▶ [RECORDED INFORMATION]:
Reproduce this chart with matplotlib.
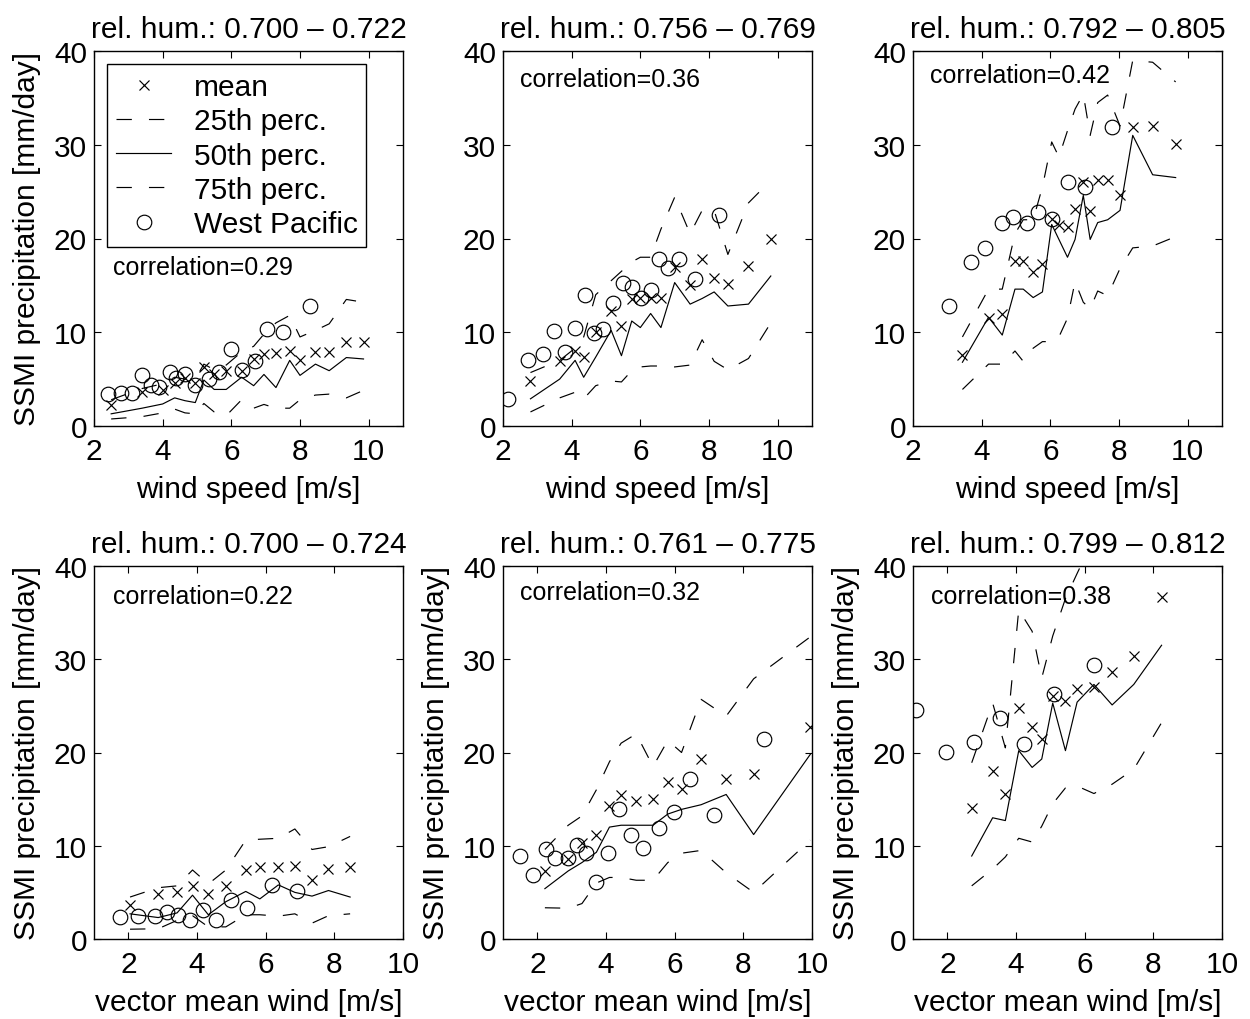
import matplotlib
matplotlib.use('Agg')
import matplotlib.pyplot as plt

plt.rcParams['font.family'] = ['Liberation Sans', 'DejaVu Sans']

# ---------------- data ----------------
titles = ['rel. hum.: 0.700 – 0.722', 'rel. hum.: 0.756 – 0.769', 'rel. hum.: 0.792 – 0.805',
          'rel. hum.: 0.700 – 0.724', 'rel. hum.: 0.761 – 0.775', 'rel. hum.: 0.799 – 0.812']
corr_labels = ['correlation=0.29', 'correlation=0.36', 'correlation=0.42',
               'correlation=0.22', 'correlation=0.32', 'correlation=0.38']
xlabels = ['wind speed [m/s]', 'vector mean wind [m/s]']
ylabel = 'SSMI precipitation [mm/day]'
yticks = [0, 10, 20, 30, 40]
xticks = [2, 4, 6, 8, 10]
legend_labels = ['mean', '25th perc.', '50th perc.', '75th perc.', 'West Pacific']

# top-left
tl_x    = [2.5, 3.4, 4.0, 4.35, 4.65, 4.95, 5.2, 5.5, 5.85, 6.3, 6.65, 6.95, 7.3, 7.7, 8.0, 8.45, 8.85, 9.35, 9.85]
tl_mean = [2.2, 3.6, 3.8, 4.6, 5.1, 4.6, 6.3, 5.6, 5.9, 5.9, 7.1, 7.7, 7.8, 8.0, 7.0, 7.9, 7.9, 9.0, 9.0]
tl_p25  = [0.75, 1.0, 1.4, 1.8, 1.4, 1.3, 2.4, 1.5, 1.1, 2.8, 1.9, 2.3, 1.9, 1.9, 2.8, 3.3, 3.4, 3.0, 3.8]
tl_p50  = [1.3, 1.9, 2.35, 3.0, 2.7, 2.5, 4.9, 3.9, 3.9, 5.2, 4.3, 5.5, 4.1, 7.0, 5.4, 6.6, 5.9, 7.3, 7.15]
tl_p75  = [2.8, 4.0, 4.5, 5.2, 5.0, 5.0, 6.6, 6.0, 6.5, 7.9, 8.5, 9.8, 11.0, 11.8, 9.5, 10.2, 10.9, 13.5, 13.2]
tl_wp_x = [2.4, 2.8, 3.1, 3.4, 3.65, 3.9, 4.2, 4.4, 4.65, 4.95, 5.35, 5.65, 6.0, 6.3, 6.7, 7.05, 7.5, 8.3]
tl_wp_y = [3.4, 3.5, 3.5, 5.4, 4.4, 4.2, 5.8, 5.1, 5.5, 4.4, 5.0, 5.8, 8.2, 6.0, 6.9, 10.3, 10.0, 12.8]

# top-middle
tm_x    = [2.8, 3.65, 4.1, 4.35, 4.7, 5.15, 5.45, 5.75, 6.0, 6.3, 6.6, 7.0, 7.45, 7.8, 8.15, 8.55, 9.15, 9.8]
tm_mean = [4.8, 6.9, 8.0, 7.4, 10.0, 12.3, 10.7, 13.5, 13.7, 13.7, 13.7, 17.0, 15.0, 17.8, 15.8, 15.2, 17.1, 20.0]
tm_p25  = [1.5, 3.0, 3.6, 2.9, 4.3, 4.8, 4.7, 5.9, 6.3, 6.4, 6.4, 6.3, 6.5, 9.2, 6.9, 6.0, 7.2, 11.0]
tm_p50  = [2.9, 5.0, 7.0, 5.2, 7.35, 10.2, 7.5, 11.2, 10.5, 12.0, 10.5, 15.3, 13.0, 13.6, 14.3, 12.8, 13.0, 16.0]
tm_p75  = [5.7, 7.0, 8.3, 9.5, 14.0, 15.5, 16.5, 17.5, 18.0, 18.0, 21.0, 24.4, 20.5, 23.0, 23.0, 18.3, 23.8, 26.2]
tm_wp_x = [2.15, 2.72, 3.17, 3.48, 3.8, 4.09, 4.4, 4.64, 4.91, 5.2, 5.49, 5.75, 6.02, 6.3, 6.54, 6.8, 7.14, 7.59, 8.3]
tm_wp_y = [2.9, 7.0, 7.7, 10.1, 7.9, 10.45, 14.0, 9.9, 10.4, 13.1, 15.3, 14.8, 13.65, 14.5, 17.8, 16.9, 17.8, 15.7, 22.5]

# top-right
tr_x    = [3.44, 4.2, 4.6, 4.97, 5.21, 5.5, 5.77, 6.04, 6.25, 6.5, 6.72, 6.96, 7.16, 7.38, 7.67, 8.03, 8.4, 8.98, 9.65]
tr_mean = [7.6, 11.5, 12.0, 17.6, 17.6, 16.4, 17.3, 22.1, 21.4, 21.2, 23.1, 26.0, 22.9, 26.2, 26.2, 24.6, 31.9, 32.0, 30.1]
tr_p25  = [3.9, 6.6, 6.6, 8.0, 6.9, 8.3, 9.0, 9.0, 9.5, 11.5, 15.4, 13.2, 12.5, 14.4, 13.9, 16.8, 19.0, 19.2, 20.2]
tr_p50  = [6.8, 11.6, 9.7, 14.6, 14.6, 13.7, 14.3, 21.5, 19.9, 18.0, 19.9, 24.6, 19.9, 21.7, 22.0, 23.0, 31.0, 26.8, 26.5]
tr_p75  = [9.5, 14.6, 14.6, 20.5, 22.0, 22.0, 25.5, 30.3, 28.7, 31.5, 33.8, 35.4, 31.0, 34.5, 35.3, 32.0, 39.0, 38.8, 36.7]
tr_wp_x = [3.06, 3.68, 4.1, 4.6, 4.92, 5.31, 5.63, 6.04, 6.52, 7.0, 7.79]
tr_wp_y = [12.8, 17.5, 19.0, 21.7, 22.3, 21.7, 22.8, 22.1, 26.0, 25.5, 31.9]

# bottom-left
bl_x    = [2.05, 2.87, 3.42, 3.87, 4.33, 4.84, 5.42, 5.83, 6.37, 6.85, 7.35, 7.83, 8.46]
bl_mean = [3.6, 4.85, 5.0, 5.7, 4.85, 5.65, 7.45, 7.7, 7.7, 7.8, 6.3, 7.5, 7.7]
bl_p25  = [1.05, 1.1, 2.0, 2.5, 1.3, 1.3, 2.6, 2.6, 2.45, 2.7, 1.7, 2.5, 2.7]
bl_p50  = [2.7, 2.3, 2.8, 4.7, 2.6, 4.0, 5.1, 4.3, 5.8, 5.0, 4.6, 5.2, 4.5]
bl_p75  = [4.5, 5.5, 5.7, 7.4, 5.9, 7.4, 10.6, 10.7, 10.8, 11.8, 9.6, 9.9, 11.0]
bl_wp_x = [1.76, 2.29, 2.78, 3.13, 3.46, 3.79, 4.18, 4.56, 5.0, 5.47, 6.19, 6.9]
bl_wp_y = [2.35, 2.5, 2.45, 2.9, 2.6, 2.0, 3.1, 2.0, 4.2, 3.3, 5.8, 5.2]

# bottom-middle
bm_x    = [2.22, 2.9, 3.3, 3.72, 4.1, 4.44, 4.88, 5.37, 5.8, 6.2, 6.77, 7.5, 8.3, 9.95]
bm_mean = [7.3, 8.6, 10.3, 11.1, 14.3, 15.4, 14.8, 15.0, 16.8, 16.1, 19.3, 17.2, 17.7, 22.7]
bm_p25  = [3.35, 3.3, 3.8, 6.0, 6.6, 6.6, 6.3, 6.3, 8.2, 9.2, 9.5, 7.1, 5.0, 10.6]
bm_p50  = [5.4, 7.3, 8.2, 9.3, 12.0, 12.2, 12.2, 12.2, 13.4, 13.9, 14.4, 15.5, 11.2, 19.8]
bm_p75  = [9.6, 12.2, 13.2, 16.0, 19.0, 21.0, 22.0, 18.5, 21.3, 20.0, 25.7, 23.9, 27.9, 32.4]
bm_wp_x = [1.5, 1.88, 2.24, 2.52, 2.89, 3.15, 3.43, 3.72, 4.06, 4.37, 4.72, 5.08, 5.54, 5.97, 6.45, 7.16, 8.6]
bm_wp_y = [8.9, 6.85, 9.65, 8.7, 8.65, 10.1, 9.25, 6.15, 9.2, 13.95, 11.1, 9.75, 11.9, 13.6, 17.2, 13.3, 21.4]

# bottom-right
br_x    = [2.71, 3.32, 3.69, 4.08, 4.47, 4.75, 5.07, 5.44, 5.78, 6.27, 6.8, 7.43, 8.24]
br_mean = [14.1, 18.0, 15.6, 24.75, 22.7, 21.5, 26.1, 25.5, 26.8, 27.0, 28.6, 30.4, 36.7]
br_p25  = [5.7, 7.5, 8.8, 10.8, 10.4, 12.1, 14.5, 16.2, 16.4, 15.6, 16.6, 18.2, 23.2]
br_p50  = [8.9, 13.0, 12.7, 20.2, 18.4, 19.3, 25.3, 20.2, 25.4, 27.3, 25.1, 27.3, 31.5]
br_p75  = [18.9, 25.3, 20.5, 35.3, 33.0, 28.0, 32.5, 36.5, 39.2, 43.0, 47.0, 50.0, 55.0]
br_wp_x = [1.1, 1.97, 2.78, 3.52, 4.23, 5.1, 6.27]
br_wp_y = [24.6, 20.1, 21.1, 23.75, 20.9, 26.3, 29.4]

panels = [
    (tl_x, tl_mean, tl_p25, tl_p50, tl_p75, tl_wp_x, tl_wp_y),
    (tm_x, tm_mean, tm_p25, tm_p50, tm_p75, tm_wp_x, tm_wp_y),
    (tr_x, tr_mean, tr_p25, tr_p50, tr_p75, tr_wp_x, tr_wp_y),
    (bl_x, bl_mean, bl_p25, bl_p50, bl_p75, bl_wp_x, bl_wp_y),
    (bm_x, bm_mean, bm_p25, bm_p50, bm_p75, bm_wp_x, bm_wp_y),
    (br_x, br_mean, br_p25, br_p50, br_p75, br_wp_x, br_wp_y),
]

# ---------------- layout ----------------
W, H = 1250, 1020
fig = plt.figure(figsize=(W / 100, H / 100), dpi=100)

col_left = [94, 503, 913]
ax_w = 309
row_top = [52, 567]
row_bot = [427, 940]
corr_pos = [(0.061, 0.424), (0.055, 0.925), (0.055, 0.936),
            (0.062, 0.92), (0.055, 0.93), (0.058, 0.92)]

FS = 21.5
FS_SMALL = 18
LW = 0.85
DASH = (13, 14.5)

for i, (x, mean, p25, p50, p75, wpx, wpy) in enumerate(panels):
    r, c = divmod(i, 3)
    left = col_left[c] / W
    bottom = 1 - row_bot[r] / H
    height = (row_bot[r] - row_top[r]) / H
    ax = fig.add_axes([left, bottom, ax_w / W, height])

    h1, = ax.plot(x, mean, linestyle='none', marker='x', ms=7, mew=LW, color='black')
    h2, = ax.plot(x, p25, color='black', lw=LW, dashes=DASH)
    h3, = ax.plot(x, p50, color='black', lw=LW)
    h4, = ax.plot(x, p75, color='black', lw=LW, dashes=DASH)
    h5, = ax.plot(wpx, wpy, linestyle='none', marker='o', ms=10.5, mew=LW,
                  mfc='none', mec='black')

    if r == 0:
        ax.set_xlim(2, 11)
    else:
        ax.set_xlim(1, 10)
    ax.set_ylim(0, 40)
    ax.set_xticks(xticks)
    ax.set_yticks(yticks)
    ax.tick_params(direction='in', length=5, width=0.8, top=True, right=True,
                   labelsize=FS)
    ax.tick_params(axis='x', pad=8)
    ax.tick_params(axis='y', pad=5)
    for sp in ax.spines.values():
        sp.set_linewidth(1.0)

    ax.set_title(titles[i], fontsize=FS, pad=10)
    ax.set_xlabel(xlabels[r], fontsize=FS, labelpad=7)
    if c == 0 or r == 1:
        ax.set_ylabel(ylabel, fontsize=FS, labelpad=9)

    ax.text(corr_pos[i][0], corr_pos[i][1], corr_labels[i], transform=ax.transAxes,
            fontsize=FS_SMALL, ha='left', va='center')

    if i == 0:
        leg = ax.legend([h1, h2, h3, h4, h5], legend_labels, loc='upper left',
                        bbox_to_anchor=(0.042, 0.965), borderaxespad=0,
                        fontsize=FS, frameon=True, fancybox=False,
                        edgecolor='black', framealpha=1, handlelength=1.85,
                        handletextpad=0.75, labelspacing=0.21, borderpad=0.3)
        leg.get_frame().set_linewidth(1.0)

fig.savefig('out.png', dpi=100)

▶ [OBJECTIVE]: Quote, exactly and only, the lines from the first line of the data above through the line containing "legend_labels = ['mean', '25th". The pictures do not belong in it.

▶ [WRITTEN SOLUTION]:
Reproduce this chart with matplotlib.
import matplotlib
matplotlib.use('Agg')
import matplotlib.pyplot as plt

plt.rcParams['font.family'] = ['Liberation Sans', 'DejaVu Sans']

# ---------------- data ----------------
titles = ['rel. hum.: 0.700 – 0.722', 'rel. hum.: 0.756 – 0.769', 'rel. hum.: 0.792 – 0.805',
          'rel. hum.: 0.700 – 0.724', 'rel. hum.: 0.761 – 0.775', 'rel. hum.: 0.799 – 0.812']
corr_labels = ['correlation=0.29', 'correlation=0.36', 'correlation=0.42',
               'correlation=0.22', 'correlation=0.32', 'correlation=0.38']
xlabels = ['wind speed [m/s]', 'vector mean wind [m/s]']
ylabel = 'SSMI precipitation [mm/day]'
yticks = [0, 10, 20, 30, 40]
xticks = [2, 4, 6, 8, 10]
legend_labels = ['mean', '25th perc.', '50th perc.', '75th perc.', 'West Pacific']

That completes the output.